Dr. Go Yusa (Tohoku Univ.)

Title: Controlled multiple quantum coherences of nuclear spins in a 
nanometer-scale device

Abstract:  Nuclear magnetic resonance (NMR), which is based on coherent 
quantum mechanical superposition of nuclear spin states, has found far 
reaching application as an analytical tool. Recently, it has received 
considerable renewed interest since such coherence and its control 
constitute the operation of a qubit, the smallest element of quantum 
computation and information processing. However, standard NMR is not 
suitable for realistic and scalable device implementation, for which 
all-electrical control and detection of microscopic quantities of 
coherent nuclear spins are required. Here we present a self-contained 
gallium arsenide (GaAs) semiconductor device with a novel paradigm of 
NMR, which accesses nuclear spins in a nanometer-scale region.
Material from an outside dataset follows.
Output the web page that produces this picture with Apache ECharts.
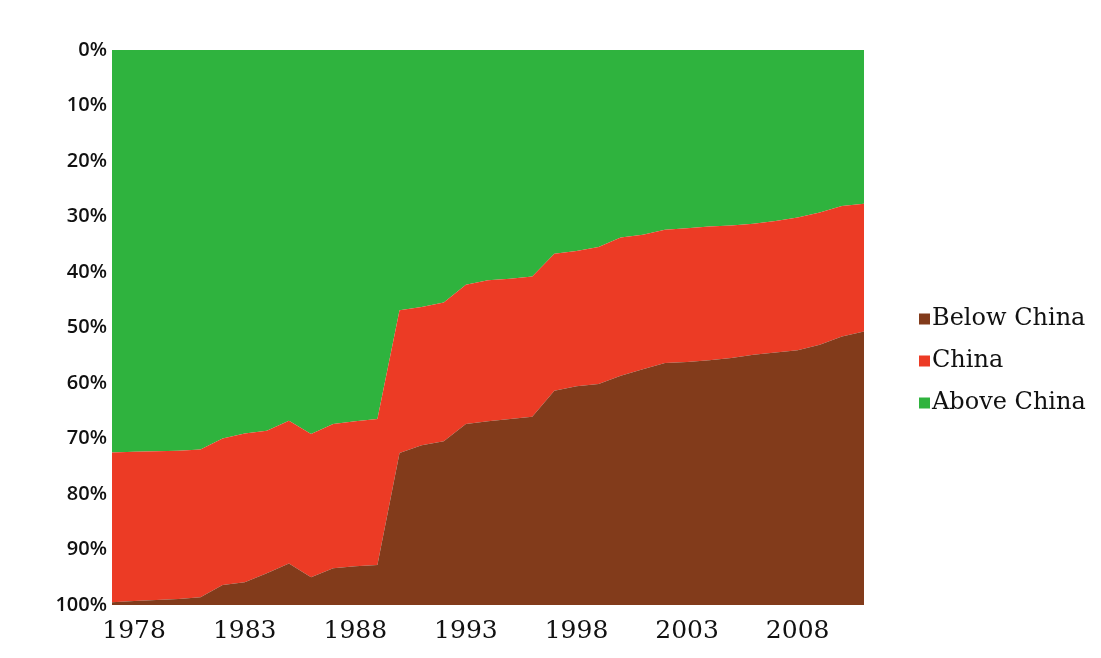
<!DOCTYPE html>
<html>
<head>
<meta charset="utf-8">
<script src="https://cdn.jsdelivr.net/npm/echarts@6/dist/echarts.min.js"></script>
<style>
  html, body { margin: 0; padding: 0; background: #ffffff; }
  #chart { width: 1101px; height: 658px; }
</style>
</head>
<body>
<div id="chart"></div>
<script>
const years = ['1977','1978','1979','1980','1981','1982','1983','1984','1985','1986',
  '1987','1988','1989','1990','1991','1992','1993','1994','1995','1996',
  '1997','1998','1999','2000','2001','2002','2003','2004','2005','2006',
  '2007','2008','2009','2010','2011'];

const aboveChina = [72.5,72.4,72.3,72.2,72.0,70.0,69.1,68.6,66.8,69.2,
  67.4,66.9,66.5,46.9,46.3,45.5,42.3,41.5,41.2,40.8,
  36.7,36.2,35.5,33.8,33.3,32.4,32.1,31.8,31.6,31.3,
  30.8,30.2,29.3,28.1,27.7];

const china = [27.0,26.9,26.8,26.7,26.6,26.4,26.8,25.7,25.7,25.8,
  26.0,26.1,26.3,25.7,24.9,25.0,25.1,25.4,25.3,25.3,
  24.7,24.4,24.7,24.9,24.2,24.0,24.1,24.1,23.9,23.6,
  23.7,23.9,23.8,23.5,23.0];

const belowChina = [0.5,0.7,0.9,1.1,1.4,3.6,4.1,5.7,7.5,5.0,
  6.6,7.0,7.2,27.4,28.8,29.5,32.6,33.1,33.5,33.9,
  38.6,39.4,39.8,41.3,42.5,43.6,43.8,44.1,44.5,45.1,
  45.5,45.9,46.9,48.4,49.3];

const seriesNames = ['Below China', 'China', 'Above China'];
const colors = { 'Below China': '#823b1b', 'China': '#ec3b25', 'Above China': '#2fb33e' };

const chart = echarts.init(document.getElementById('chart'), null, { renderer: 'canvas' });

function areaSeries(name, data) {
  return {
    name: name,
    type: 'line',
    stack: 'total',
    data: data,
    symbol: 'none',
    lineStyle: { width: 0 },
    areaStyle: { color: colors[name], opacity: 1 },
    itemStyle: { color: colors[name] },
    emphasis: { disabled: true },
    animation: false
  };
}

chart.setOption({
  animation: false,
  backgroundColor: '#ffffff',
  grid: { left: 112, right: 237, top: 50, bottom: 53, containLabel: false },
  legend: {
    data: seriesNames,
    orient: 'vertical',
    left: 914,
    top: 302,
    itemGap: 18,
    itemWidth: 11,
    itemHeight: 11,
    icon: 'rect',
    textStyle: { fontFamily: 'DejaVu Serif', fontSize: 24, color: '#111', padding: [0, 0, 0, -3] }
  },
  xAxis: {
    type: 'category',
    data: years,
    boundaryGap: false,
    axisLine: { show: false },
    axisTick: { show: false },
    splitLine: { show: false },
    axisLabel: {
      interval: function (index) { return index % 5 === 1; },
      fontFamily: 'DejaVu Serif',
      fontSize: 25,
      color: '#111',
      margin: 14
    }
  },
  yAxis: {
    type: 'value',
    inverse: true,
    min: 0,
    max: 100,
    interval: 10,
    axisLine: { show: false },
    axisTick: { show: false },
    splitLine: { show: false },
    axisLabel: {
      formatter: '{value}%',
      fontFamily: 'Open Sans',
      fontWeight: 600,
      fontSize: 20,
      color: '#111',
      margin: 5
    }
  },
  series: [
    areaSeries('Above China', aboveChina),
    areaSeries('China', china),
    areaSeries('Below China', belowChina)
  ]
});
</script>
</body>
</html>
The new 
method, which is based on detecting longitudinal magnetization Mz of 
nuclear spins by the resistance of the device, allows direct detection 
of otherwise invisible multiple quantum coherences between levels 
separated by more than one quantum of spin angular momentum. This 
capability provides not only a versatile multiple qubit device, but also 
a new microscopic high sensitivity NMR technique especially suitable for 
probing materials containing nuclei forming multiple spin levels.